Objectives: To compare the ability of five measures of comorbidity to predict mortality and incident disability in basic activities of daily living (BADLs) in unselected older persons.
Design: An assessment of the data obtained from the Insufficienza Cardiaca negli Anziani Residenti a Dicomano (ICARe Dicomano) Study, a longitudinal epidemiological survey on heart failure in older people.
Setting: Dicomano, a small, rural town near Florence, Italy.
Participants: The entire population aged 65 and older living in Dicomano, Italy, was enrolled in the ICARe Dicomano Study.
Measurements: At baseline (1995), comorbidity was quantified in 688 participants, based on clinical diagnoses, using disease count (DC), Charlson Comorbidity Index (CCI), Index of Co-Existent Diseases (ICED), and Geriatric Index of Comorbidity (GIC), or on drug use, using Chronic Disease Score (CDS). Incident ADL disability was assessed in 1999 and vital status in 2004.

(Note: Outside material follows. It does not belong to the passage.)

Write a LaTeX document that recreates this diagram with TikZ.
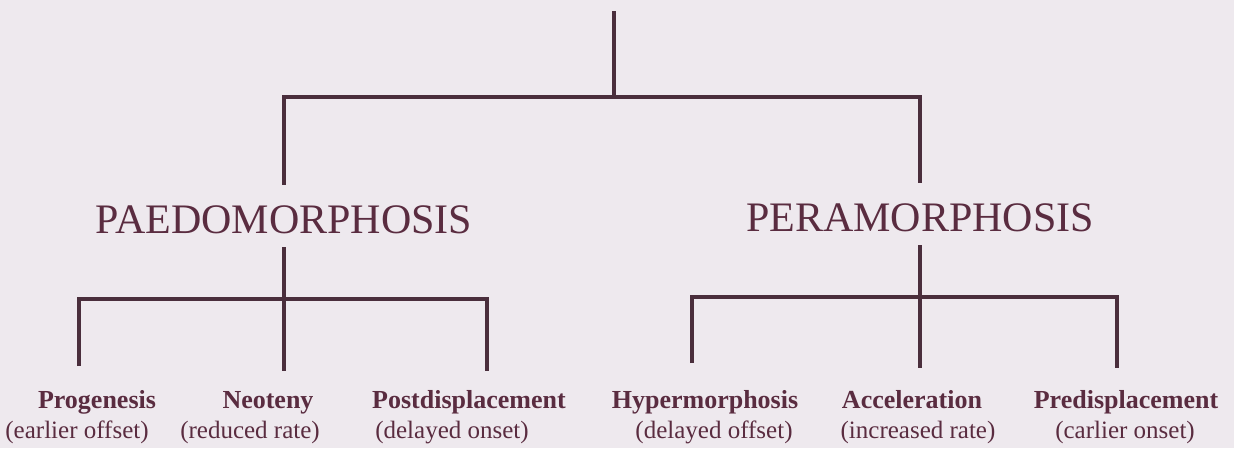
\documentclass[tikz,border=0pt]{standalone}
\usepackage{fontspec}
\setmainfont{Liberation Serif}
\definecolor{bgcol}{RGB}{238,233,238}
\definecolor{linecol}{RGB}{74,46,60}
\definecolor{textcol}{RGB}{90,44,64}
\tikzset{
  branch/.style={draw=linecol, line width=4pt},
  group/.style={text=textcol, font=\fontsize{42}{50}\selectfont, inner sep=0pt, text height=48pt, text depth=14pt, anchor=base},
  leaf/.style={text=textcol, font=\bfseries\fontsize{26}{30}\selectfont, anchor=base},
  note/.style={text=textcol, font=\fontsize{25}{30}\selectfont, anchor=base},
}
\begin{document}
\begin{tikzpicture}[x=1pt, y=-1pt]
  % background
  \fill[bgcol] (0,0) rectangle (1234,448);
  \useasboundingbox (0,0) rectangle (1234,448);

  % two main groups
  \node[group] (paedo) at (284,233) {PAEDOMORPHOSIS};
  \node[group] (pera) at (920,231) {PERAMORPHOSIS};

  % top split
  \coordinate (root) at (614,11);
  \coordinate (split) at (614,97);
  \draw[branch] (root) -- (split);
  \draw[branch] (paedo) |- (split) -| (pera);

  % paedomorphosis processes
  \node[leaf] (prog) at (97,408) {Progenesis};
  \node[note] (prog-note) at (77,438) {(earlier offset)};
  \node[leaf] (neot) at (268,408) {Neoteny};
  \node[note] (neot-note) at (250,438) {(reduced rate)};
  \node[leaf] (postd) at (469,408) {Postdisplacement};
  \node[note] (postd-note) at (452,438) {(delayed onset)};

  \coordinate (pjoin) at (284,299);
  \coordinate (prog-in) at (79,366);
  \coordinate (neot-in) at (284,371);
  \coordinate (postd-in) at (487,371);
  \draw[branch] (paedo) -- (pjoin) -- (neot-in);
  \draw[branch] (prog-in) |- (pjoin) -| (postd-in);

  % peramorphosis processes
  \node[leaf] (hyper) at (705,408) {Hypermorphosis};
  \node[note] (hyper-note) at (714,438) {(delayed offset)};
  \node[leaf] (accel) at (912,408) {Acceleration};
  \node[note] (accel-note) at (918,438) {(increased rate)};
  \node[leaf] (pred) at (1126,408) {Predisplacement};
  \node[note] (pred-note) at (1125,438) {(carlier onset)};

  \coordinate (rjoin) at (920,297);
  \coordinate (hyper-in) at (692,363);
  \coordinate (accel-in) at (920,368);
  \coordinate (pred-in) at (1117,368);
  \draw[branch] (pera) -- (rjoin) -- (accel-in);
  \draw[branch] (hyper-in) |- (rjoin) -| (pred-in);
\end{tikzpicture}
\end{document}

Results: Mortality increased with the severity of comorbidity, with hazard ratios around 2 when comparing the highest and the lowest quartiles of DC, CCI, and ICED in Cox regressions adjusted for age, sex, and physical and cognitive performance. Prediction of mortality with GIC and CDS was only borderline significant. All measures predicted incident ADL disability; the strongest risk gradient (hazard ratio = 8.2 between the highest and lowest quartiles) was observed with ICED. Physical and, to a minor extent, cognitive performance added significantly to predicting mortality and incident BADL disability.
Conclusion: All the measures of comorbidity predicted death and BADL disability in older community dwellers. DC, CCI, and ICED performed better than GIC and CDS. Physical performance measures are strong, independent contributors to the prediction of these outcomes.